Entertainment

This ‘is not the finish line’


Chris Harrison is breaking his silence after temporarily stepping aside from The Bachelor.

The reality series host gave his first interview to Good Morning America and said admitted he made “a mistake” defending show frontrunner Rachael Kirkconnell’s past racist social media posts. He said he’s been “working closely with a race educator” and others since the controversy unfolded — and said he plans to return to the show.

“It was a mistake,” Harrison, 49, said at the top of the interview. “I made a mistake.”

Asked why he defended Kirkconnell for liking a social media photo containing a Confederate flag and attending an “Old South” plantation-themed party in 2018, he said, “I made a mistake.

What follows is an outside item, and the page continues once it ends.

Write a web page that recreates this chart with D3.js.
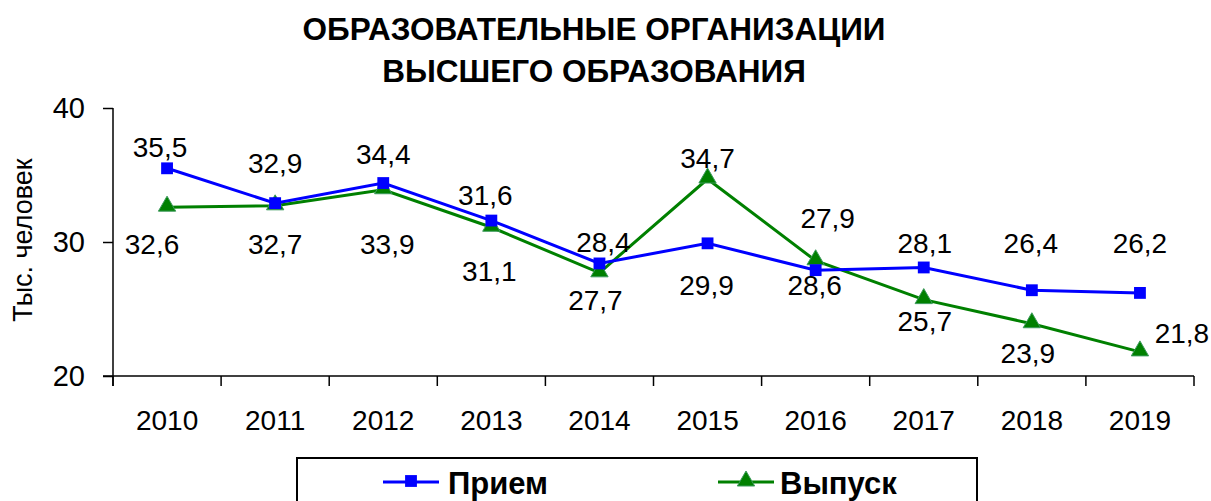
<!DOCTYPE html>
<html>
<head>
<meta charset="utf-8">
<script src="https://cdn.jsdelivr.net/npm/d3@7"></script>
<style>
  body { margin: 0; background: #fff; }
  text { font-family: "Liberation Sans", Arial, sans-serif; fill: #000; }
</style>
</head>
<body>
<div id="chart-area"></div>
<script>
// data
var years = ["2010", "2011", "2012", "2013", "2014", "2015", "2016", "2017", "2018", "2019"];
var priem = [35.5, 32.9, 34.4, 31.6, 28.4, 29.9, 27.9, 28.1, 26.4, 26.2];
var vypusk = [32.6, 32.7, 33.9, 31.1, 27.7, 34.7, 28.6, 25.7, 23.9, 21.8];
var yTicks = [20, 30, 40];
var seriesNames = ["Прием", "Выпуск"];

// label offsets from the point (dx, dy to text centre)
var priemLabelDx = [-7, 0, 0, -6, 4, -1, 12, 1, -1, 0];
var priemLabelDy = [-21, -40, -29, -25, -21, 42, -52, -24, -47, -50];
var vypuskLabelDx = [-15, 0, 4, -2, -4, 0, -1, 1, -4, 42];
var vypuskLabelDy = [37, 38, 54, 44, 27, -21, 24, 22, 29, -19];

var W = 1211, H = 501;
var svg = d3.select("#chart-area").append("svg")
  .attr("width", W).attr("height", H);

var x = d3.scaleBand().domain(years).range([113, 1194]);
var y = d3.scaleLinear().domain([20, 40]).range([376, 108]);
var cx = function(d, i) { return x(years[i]) + x.bandwidth() / 2; };

// title
svg.append("text")
  .attr("x", 594).attr("y", 40)
  .attr("text-anchor", "middle")
  .attr("font-size", "31.5px").attr("font-weight", "bold")
  .text("ОБРАЗОВАТЕЛЬНЫЕ ОРГАНИЗАЦИИ");
svg.append("text")
  .attr("x", 594).attr("y", 82)
  .attr("text-anchor", "middle")
  .attr("font-size", "31.5px").attr("font-weight", "bold")
  .text("ВЫСШЕГО ОБРАЗОВАНИЯ");

// y axis
var leftAxis = d3.axisLeft(y).tickValues(yTicks).tickSize(10).tickPadding(18)
  .tickFormat(d3.format("d"));
var gy = svg.append("g")
  .attr("transform", "translate(113,0)")
  .call(leftAxis);
gy.select(".domain").attr("stroke", "#000").attr("stroke-width", 1.5)
  .attr("d", "M0,108V386");
gy.selectAll(".tick line").attr("stroke", "#000").attr("stroke-width", 1.5);
gy.selectAll("text").attr("font-size", "29px")
  .attr("font-family", "Liberation Sans, Arial, sans-serif").attr("fill", "#000");

svg.append("text")
  .attr("transform", "translate(32,240) rotate(-90)")
  .attr("text-anchor", "middle")
  .attr("font-size", "27px")
  .text("Тыс. человек");

// x axis
var bottomAxis = d3.axisBottom(x).tickSize(0).tickPadding(0);
var gx = svg.append("g")
  .attr("transform", "translate(0,376)")
  .call(bottomAxis);
gx.select(".domain").attr("stroke", "#000").attr("stroke-width", 1.5)
  .attr("d", "M103,0H1194");
gx.selectAll("text").attr("font-size", "28px").attr("dy", null).attr("y", 54)
  .attr("font-family", "Liberation Sans, Arial, sans-serif").attr("fill", "#000");
var bounds = years.map(function(d) { return x(d); }).concat([x.range()[1]]);
gx.selectAll(".bound").data(bounds).enter().append("line")
  .attr("x1", function(d) { return d; }).attr("x2", function(d) { return d; })
  .attr("y1", 0).attr("y2", 10)
  .attr("stroke", "#000").attr("stroke-width", 1.5);

// lines
var line = d3.line().x(cx).y(function(d) { return y(d); });

svg.append("path").datum(vypusk)
  .attr("d", line).attr("fill", "none")
  .attr("stroke", "#008000").attr("stroke-width", 3);
svg.append("path").datum(priem)
  .attr("d", line).attr("fill", "none")
  .attr("stroke", "#0000ff").attr("stroke-width", 3);

var tri = d3.symbol().type(d3.symbolTriangle).size(130);
var sq = d3.symbol().type(d3.symbolSquare).size(140);

svg.selectAll(".m-v").data(vypusk).enter().append("path")
  .attr("class", "m-v")
  .attr("d", tri)
  .attr("transform", function(d, i) { return "translate(" + cx(d, i) + "," + (y(d) - 1) + ")"; })
  .attr("fill", "#008000").attr("stroke", "#3c9a5c").attr("stroke-width", 1);

svg.selectAll(".m-p").data(priem).enter().append("path")
  .attr("class", "m-p")
  .attr("d", sq)
  .attr("transform", function(d, i) { return "translate(" + cx(d, i) + "," + y(d) + ")"; })
  .attr("fill", "#0000ff");

var fmt = function(v) { return d3.format(".1f")(v).replace(".", ","); };

svg.selectAll(".l-p").data(priem).enter().append("text")
  .attr("class", "l-p")
  .attr("x", function(d, i) { return cx(d, i) + priemLabelDx[i]; })
  .attr("y", function(d, i) { return y(d) + priemLabelDy[i]; })
  .attr("dy", "0.35em")
  .attr("text-anchor", "middle").attr("font-size", "28px")
  .text(fmt);

svg.selectAll(".l-v").data(vypusk).enter().append("text")
  .attr("class", "l-v")
  .attr("x", function(d, i) { return cx(d, i) + vypuskLabelDx[i]; })
  .attr("y", function(d, i) { return y(d) + vypuskLabelDy[i]; })
  .attr("dy", "0.35em")
  .attr("text-anchor", "middle").attr("font-size", "28px")
  .text(fmt);

// legend
var legend = svg.append("g");
legend.append("rect")
  .attr("x", 297).attr("y", 458).attr("width", 680).attr("height", 60)
  .attr("fill", "#fff").attr("stroke", "#000").attr("stroke-width", 2);

var legendItems = [
  { name: seriesNames[0], color: "#0000ff", sym: sq, x0: 383, tx: 448 },
  { name: seriesNames[1], color: "#008000", sym: tri, x0: 718, tx: 780 }
];
legendItems.forEach(function(it) {
  var row = legend.append("g");
  row.append("line")
    .attr("x1", it.x0).attr("x2", it.x0 + 56)
    .attr("y1", 482).attr("y2", 482)
    .attr("stroke", it.color).attr("stroke-width", 3);
  row.append("path")
    .attr("d", it.sym)
    .attr("transform", "translate(" + (it.x0 + 28) + ",481)")
    .attr("fill", it.color)
    .attr("stroke", it.color === "#008000" ? "#3c9a5c" : "none");
  row.append("text")
    .attr("x", it.tx).attr("y", 494)
    .attr("font-size", "31px").attr("font-weight", "bold")
    .text(it.name);
});
</script>
</body>
</html>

I am an imperfect man. I made a mistake and I own that. I believe that mistake doesn’t reflect who I am or what I stand for. I am committed to the progress, not just for myself, also for the franchise. And this is a franchise that has been a part of my life for the better part of 20 years and I love it.”

As for initially defending it, he now thinks, “Antebellum parties are not OK. Past, present, future, knowing what that represents is unacceptable.”

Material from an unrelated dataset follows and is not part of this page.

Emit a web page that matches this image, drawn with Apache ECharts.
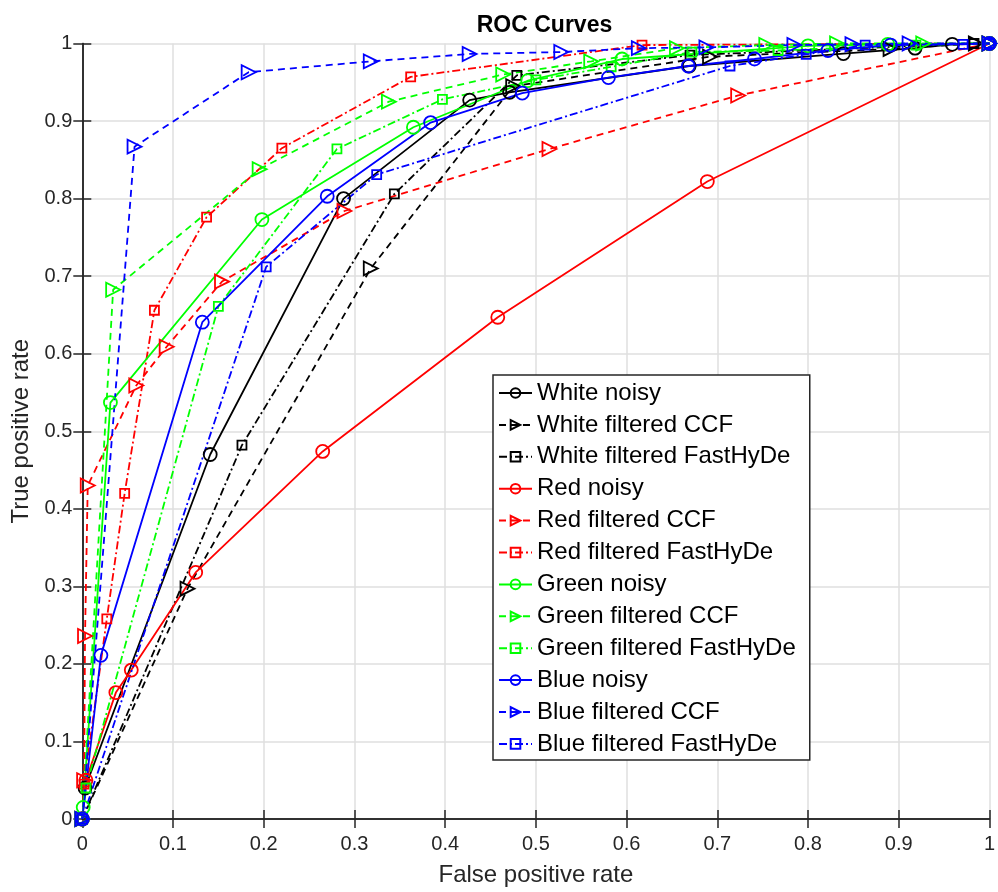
<!DOCTYPE html>
<html>
<head>
<meta charset="utf-8">
<script src="https://cdn.jsdelivr.net/npm/echarts@6/dist/echarts.min.js"></script>
<style>
html,body{margin:0;padding:0;background:#fff;overflow:hidden;}
#chart{width:998px;height:892px;}
</style>
</head>
<body>
<div id="chart"></div>
<script>
// ---- Data (FPR, TPR) ----
const whiteNoisy = [[0,0],[0.003,0.04],[0.141,0.47],[0.288,0.80],[0.427,0.927],[0.471,0.937],[0.669,0.971],[0.839,0.987],[0.918,0.994],[0.959,0.999],[1,1]];
const whiteCCF = [[0,0],[0.116,0.297],[0.318,0.710],[0.475,0.945],[0.692,0.983],[0.891,0.993],[0.985,1],[1,1]];
const whiteFastHyDe = [[0,0],[0.176,0.482],[0.344,0.806],[0.479,0.959],[0.67,0.985],[0.983,1],[1,1]];
const redNoisy = [[0,0],[0.004,0.05],[0.037,0.163],[0.054,0.192],[0.125,0.318],[0.265,0.474],[0.458,0.647],[0.689,0.822],[1,1]];
const redCCF = [[0,0],[0.002,0.05],[0.003,0.236],[0.006,0.43],[0.0595,0.559],[0.093,0.609],[0.154,0.693],[0.289,0.784],[0.515,0.864],[0.723,0.933],[1,1]];
const redFastHyDe = [[0,0],[0.002,0.045],[0.027,0.258],[0.0467,0.42],[0.0795,0.656],[0.137,0.776],[0.22,0.865],[0.362,0.957],[0.617,0.998],[1,1]];
const greenNoisy = [[0,0],[0.001,0.015],[0.031,0.537],[0.198,0.773],[0.365,0.892],[0.491,0.952],[0.595,0.98],[0.80,0.997],[0.888,0.999],[1,1]];
const greenCCF = [[0,0],[0.034,0.6825],[0.1955,0.838],[0.338,0.925],[0.464,0.96],[0.561,0.977],[0.6555,0.994],[0.754,0.998],[0.832,1],[0.927,1],[1,1]];
const greenFastHyDe = [[0,0],[0.004,0.04],[0.15,0.661],[0.2807,0.864],[0.397,0.928],[0.5,0.953],[0.583,0.970],[0.672,0.989],[0.767,0.991],[0.919,0.998],[1,1]];
const blueNoisy = [[0,0],[0.0205,0.211],[0.1323,0.6406],[0.27,0.803],[0.384,0.898],[0.485,0.936],[0.58,0.956],[0.668,0.971],[0.741,0.98],[0.822,0.991],[0.891,0.998],[1,1]];
const blueCCF = [[0,0],[0.0576,0.867],[0.1834,0.963],[0.318,0.977],[0.427,0.9865],[0.528,0.989],[0.6135,0.994],[0.688,0.995],[0.785,0.998],[0.849,0.999],[0.912,1],[1,1]];
const blueFastHyDe = [[0,0],[0.2027,0.712],[0.3245,0.831],[0.714,0.971],[0.798,0.986],[0.863,0.998],[0.971,0.999],[1,1]];

const seriesNames = ['White noisy','White filtered CCF','White filtered FastHyDe','Red noisy','Red filtered CCF','Red filtered FastHyDe','Green noisy','Green filtered CCF','Green filtered FastHyDe','Blue noisy','Blue filtered CCF','Blue filtered FastHyDe'];
const seriesData = [whiteNoisy, whiteCCF, whiteFastHyDe, redNoisy, redCCF, redFastHyDe, greenNoisy, greenCCF, greenFastHyDe, blueNoisy, blueCCF, blueFastHyDe];
const xTickLabels = ['0','0.1','0.2','0.3','0.4','0.5','0.6','0.7','0.8','0.9','1'];
const yTickLabels = ['0','0.1','0.2','0.3','0.4','0.5','0.6','0.7','0.8','0.9','1'];

const colors = ['#000000','#ff0000','#00ff00','#0000ff'];
const FONT = 'Liberation Sans, Arial, Helvetica, sans-serif';
const variants = [
  {symbol:'circle', size:13, rotate:0, type:'solid'},
  {symbol:'triangle', size:14, rotate:-90, type:[7,5]},
  {symbol:'rect', size:9, rotate:0, type:[8,3,2,3]}
];

const series = seriesData.map((d, i) => {
  const c = colors[Math.floor(i/3)];
  const v = variants[i%3];
  return {
    name: seriesNames[i],
    type: 'line',
    data: d,
    clip: false,
    symbol: v.symbol,
    symbolSize: v.size,
    symbolRotate: v.rotate,
    showAllSymbol: true,
    color: c,
    lineStyle: {color: c, width: 1.8, type: v.type},
    itemStyle: {color: 'rgba(255,255,255,0)', borderColor: c, borderWidth: 1.8},
    emphasis: {disabled: true},
    animation: false
  };
});

const chart = echarts.init(document.getElementById('chart'), null, {width: 998, height: 892});
const axisLineStyle = {show: true, lineStyle: {color: '#262626', width: 1.5}};
chart.setOption({
  animation: false,
  backgroundColor: '#ffffff',
  title: {
    text: 'ROC Curves', left: 539.5, top: 9, textAlign: 'center',
    textStyle: {fontFamily: FONT, fontSize: 23, fontWeight: 'bold', color: '#000'}
  },
  grid: {left: 82.3, width: 914.4, top: 43.5, height: 778.5, containLabel: false},
  legend: {
    orient: 'vertical', left: 493, top: 375,
    padding: [6, 14, 4, 5],
    itemWidth: 33, itemHeight: 12, itemGap: 7.9,
    backgroundColor: '#ffffff', borderColor: '#262626', borderWidth: 1.5,
    textStyle: {fontFamily: FONT, fontSize: 24, color: '#000', lineHeight: 24},
    data: seriesNames
  },
  xAxis: [{
    type: 'value', min: 0, max: 1, interval: 0.1,
    name: 'False positive rate', nameLocation: 'middle', nameGap: 44,
    nameTextStyle: {fontFamily: FONT, fontSize: 24, color: '#262626'},
    axisLine: axisLineStyle,
    axisTick: {show: true, inside: true, length: 9, lineStyle: {color: '#262626', width: 1.5}},
    axisLabel: {fontFamily: FONT, fontSize: 20, color: '#262626', margin: 15,
      formatter: v => xTickLabels[Math.round(v*10)]},
    splitLine: {show: true, lineStyle: {color: '#dfdfdf', width: 1.5}}
  }, {
    type: 'value', min: 0, max: 1, interval: 0.1, position: 'top',
    axisLine: axisLineStyle,
    axisTick: {show: true, inside: true, length: 9, lineStyle: {color: '#262626', width: 1.5}},
    axisLabel: {show: false}, splitLine: {show: false}
  }],
  yAxis: [{
    type: 'value', min: 0, max: 1, interval: 0.1,
    name: 'True positive rate', nameLocation: 'middle', nameGap: 47,
    nameTextStyle: {fontFamily: FONT, fontSize: 24, color: '#262626'},
    axisLine: axisLineStyle,
    axisTick: {show: true, inside: true, length: 9, lineStyle: {color: '#262626', width: 1.5}},
    axisLabel: {fontFamily: FONT, fontSize: 20, color: '#262626', margin: 10,
      formatter: v => yTickLabels[Math.round(v*10)]},
    splitLine: {show: true, lineStyle: {color: '#dfdfdf', width: 1.5}}
  }, {
    type: 'value', min: 0, max: 1, interval: 0.1, position: 'right',
    axisLine: axisLineStyle,
    axisTick: {show: true, inside: true, length: 9, lineStyle: {color: '#262626', width: 1.5}},
    axisLabel: {show: false}, splitLine: {show: false}
  }],
  series: series
});
</script>
</body>
</html>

His defense of Kirkconnell was during an Extra interview conducted by the first Black Bachelorette, Rachel Lindsay. He also apologized for the way he spoke over Lindsay during that conversation and didn’t listen to her.

“I am saddened and shocked at how insensitive I was in that interview with Rachel Lindsay,” he said. “I didn’t speak from my heart and that is to say I stand against all forms of racism. I am deeply sorry. I am sorry to Rachel Lindsay and I’m sorry to the Black community.”

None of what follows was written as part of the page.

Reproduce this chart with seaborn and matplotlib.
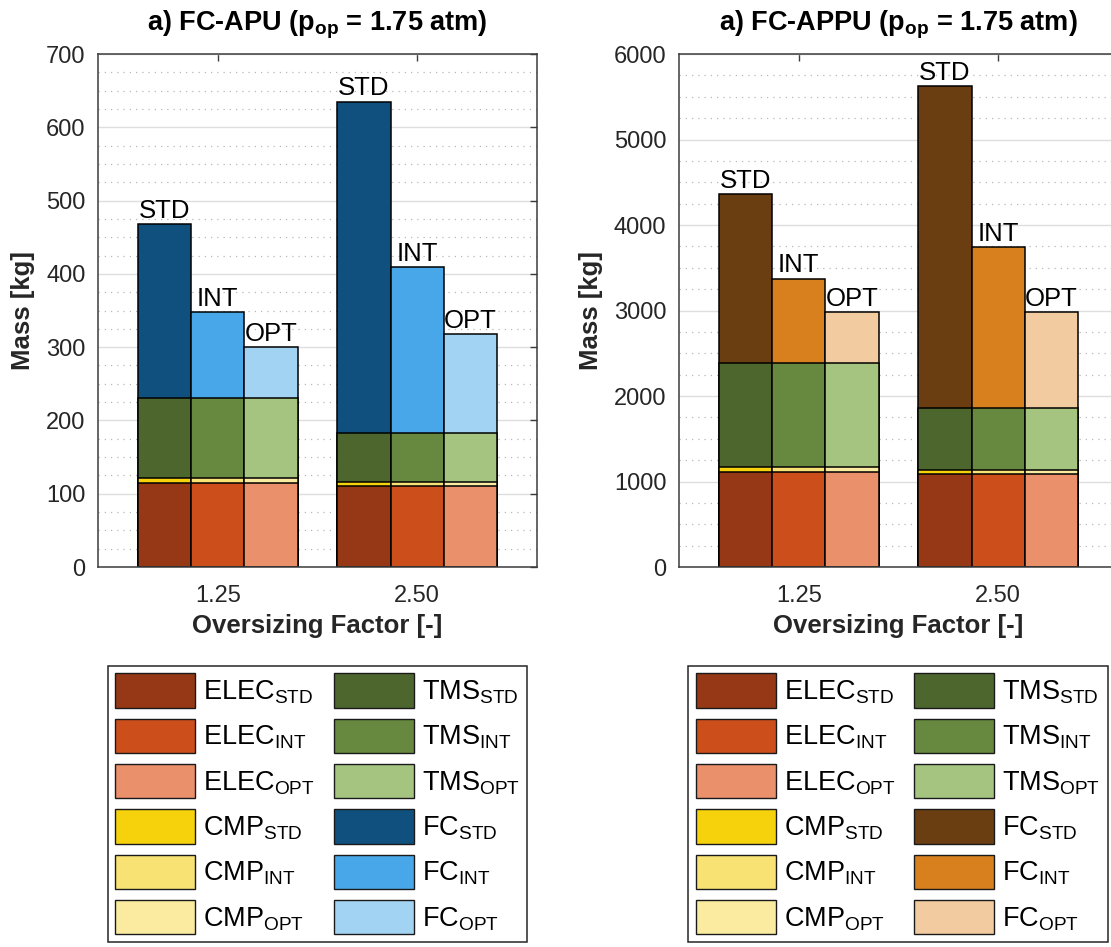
import numpy as np
import pandas as pd
import matplotlib
matplotlib.use("Agg")
import matplotlib.pyplot as plt
from matplotlib.patches import Patch
from matplotlib.ticker import MultipleLocator
import seaborn as sns

# ---------------- data ----------------
factors = ["1.25", "2.50"]
variants = ["STD", "INT", "OPT"]
components = ["ELEC", "CMP", "TMS", "FC"]

# FC-APU (left panel), kg
apu_elec = [114, 110]
apu_cmp = [8, 6]
apu_tms = [108, 67]
apu_fc_std = [238, 452]
apu_fc_int = [118, 226]
apu_fc_opt = [70, 135]

# FC-APPU (right panel), kg
appu_elec = [1115, 1090]
appu_cmp = [52, 43]
appu_tms = [1218, 726]
appu_fc_std = [1972, 3768]
appu_fc_int = [986, 1880]
appu_fc_opt = [593, 1119]

titles = [r"a) FC-APU (p$_{\mathbf{op}}$ = 1.75 atm)",
          r"a) FC-APPU (p$_{\mathbf{op}}$ = 1.75 atm)"]
ylims = [700, 6000]
ymajor = [100, 1000]
yminor = [25, 250]

elec_colors = ["#963815", "#CB4E1B", "#EA906A"]
cmp_colors = ["#F5D20C", "#F8E274", "#FBEBA0"]
tms_colors = ["#4C662E", "#67883F", "#A4C47F"]
fc_colors_apu = ["#0F507E", "#47A7E8", "#A3D3F3"]
fc_colors_appu = ["#6B3E12", "#D87F1E", "#F2CBA0"]


def build_df(elec, cmp_, tms, fc_std, fc_int, fc_opt):
    fc = {"STD": fc_std, "INT": fc_int, "OPT": fc_opt}
    rows = []
    for i, f in enumerate(factors):
        for v in variants:
            vals = {"ELEC": elec[i], "CMP": cmp_[i], "TMS": tms[i], "FC": fc[v][i]}
            cum = 0
            for c in components:
                cum += vals[c]
                rows.append(dict(factor=f, variant=v, component=c,
                                 mass=vals[c], cum=cum))
    return pd.DataFrame(rows)


dfs = [build_df(apu_elec, apu_cmp, apu_tms, apu_fc_std, apu_fc_int, apu_fc_opt),
       build_df(appu_elec, appu_cmp, appu_tms, appu_fc_std, appu_fc_int, appu_fc_opt)]
palettes = [
    {"ELEC": elec_colors, "CMP": cmp_colors, "TMS": tms_colors, "FC": fc_colors_apu},
    {"ELEC": elec_colors, "CMP": cmp_colors, "TMS": tms_colors, "FC": fc_colors_appu},
]

# ---------------- style ----------------
sns.set_theme(style="white")
plt.rcParams["font.family"] = ["Liberation Sans", "DejaVu Sans"]
plt.rcParams["mathtext.fontset"] = "custom"
plt.rcParams["mathtext.rm"] = "Liberation Sans"
plt.rcParams["mathtext.it"] = "Liberation Sans:italic"
plt.rcParams["mathtext.bf"] = "Liberation Sans:bold"

W, H = 1111, 947
fig = plt.figure(figsize=(W / 100, H / 100), dpi=100)

ax_boxes = [
    [98 / W, (H - 567) / H, 439 / W, 513 / H],
    [679 / W, (H - 567) / H, 439 / W, 513 / H],
]
legend_centers = [317.5 / W, 898 / W]

text_col = "#262626"
spine_col = "#3c3c3c"

for k in range(2):
    ax = fig.add_axes(ax_boxes[k])
    df = dfs[k]
    pal = palettes[k]
    for j, comp in enumerate(components[::-1]):
        sub = df[df["component"] == comp]
        n_before = len(ax.containers)
        sns.barplot(data=sub, x="factor", y="cum", hue="variant",
                    order=factors, hue_order=variants, palette=pal[comp],
                    saturation=1, errorbar=None, width=0.8, dodge=True,
                    edgecolor="black", linewidth=1.1, legend=False, ax=ax)
        if comp == "FC":
            for cont, v in zip(ax.containers[n_before:], variants):
                ax.bar_label(cont, labels=[v] * len(cont), padding=1,
                             fontsize=18.5, color="black")

    ax.set_xlim(-0.6, 1.6)
    ax.set_ylim(0, ylims[k])
    ax.yaxis.set_major_locator(MultipleLocator(ymajor[k]))
    ax.yaxis.set_minor_locator(MultipleLocator(yminor[k]))
    ax.set_axisbelow(True)
    ax.grid(axis="y", which="major", color="#dedede", linewidth=1.0, linestyle="-")
    ax.grid(axis="y", which="minor", color="#b8b8b8", linewidth=0.9,
            linestyle=(0, (1, 4)))
    ax.grid(axis="x", which="both", visible=False)

    ax.tick_params(axis="both", which="major", direction="in", length=5,
                   width=1, color=spine_col, labelsize=17, labelcolor=text_col,
                   top=True, right=True, pad=9)
    ax.tick_params(axis="x", which="major", pad=13)
    ax.tick_params(axis="both", which="minor", length=0)
    for s in ax.spines.values():
        s.set_visible(True)
        s.set_color(spine_col)
        s.set_linewidth(1.1)

    ax.set_xticks(range(len(factors)))
    ax.set_xticklabels(factors)
    ax.set_xlabel("Oversizing Factor [-]", fontsize=18.5, fontweight="bold",
                  color=text_col, labelpad=5)
    ax.set_ylabel("Mass [kg]", fontsize=18.5, fontweight="bold",
                  color=text_col, labelpad=8)
    ax.set_title(titles[k], fontsize=19.5, fontweight="bold", color="black", pad=17)

    # legend
    handles, labels = [], []
    for comp in components:
        for v, col in zip(variants, pal[comp]):
            handles.append(Patch(facecolor=col, edgecolor="#1a1a1a", linewidth=1))
            labels.append(comp + r"$_{\mathrm{" + v + "}}$")
    leg = fig.legend(handles, labels, ncol=2, loc="upper center",
                     bbox_to_anchor=(legend_centers[k], 1 - 666 / H),
                     fontsize=19.5, handlelength=2.95, handleheight=1.57,
                     labelspacing=0.41, handletextpad=0.3, columnspacing=0.7,
                     borderpad=0.27, borderaxespad=0, frameon=True, fancybox=False,
                     framealpha=1, edgecolor="#262626", labelcolor="black")
    leg.get_frame().set_linewidth(1.1)

fig.savefig("out.png", dpi=100)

Harrison said he apologized to Lindsay personally, he said. He also asked people who have been posting hateful messages on her social media pages, leading her to deactivate her Instagram, “Please stop. It is unacceptable.”

Harrison went on to say he’s “not a victim here. I made a mistake. I own that.” He said he’s “committed” to the work about better understanding racism and oppression.

“I sought out leading scholars, teachers, faith leaders, people like Dr. Michael Eric Dyson, who I am so grateful for, and I’ve also been working closely with a race educator and strategist. I thank them all,” Harrison said. “But Dr. Dyson often talks to me about counsel. Not cancel, and that is full accountability, understanding what you didn’t understand, owning that, learning from that, seeking counsel often in the community that you hurt, learning from them, listening, gaining experience, knowledge and moving forward.”

And after doing that work, he hopes to return to the show that he’s been the face of for nearly two decades.

“I plan to be back and I want to be back,” Harrison said. “And I think this franchise can be an important beacon of change. I know that change is felt, not just by me, but by many others. And we are excited and willing to do the work to show that progress.”

He continued, “This interview is not the finish line. There is much more work to be done. And I am excited to be a part of that change.”

The interview was conducted by GMA‘s Michael Strahan, who didn’t seem sold on what he heard.

“His apology is his apology, but it felt like I got nothing more than a surface response on any of this,” he said after the interview ran. “Obviously, he’s the man who wants to clearly stay on his show, but only time will tell if there is any meaning behind his words.”

The Bachelor finale, featuring the first Black Bachelor Matt James and the After the Final Rose special will air on March 15.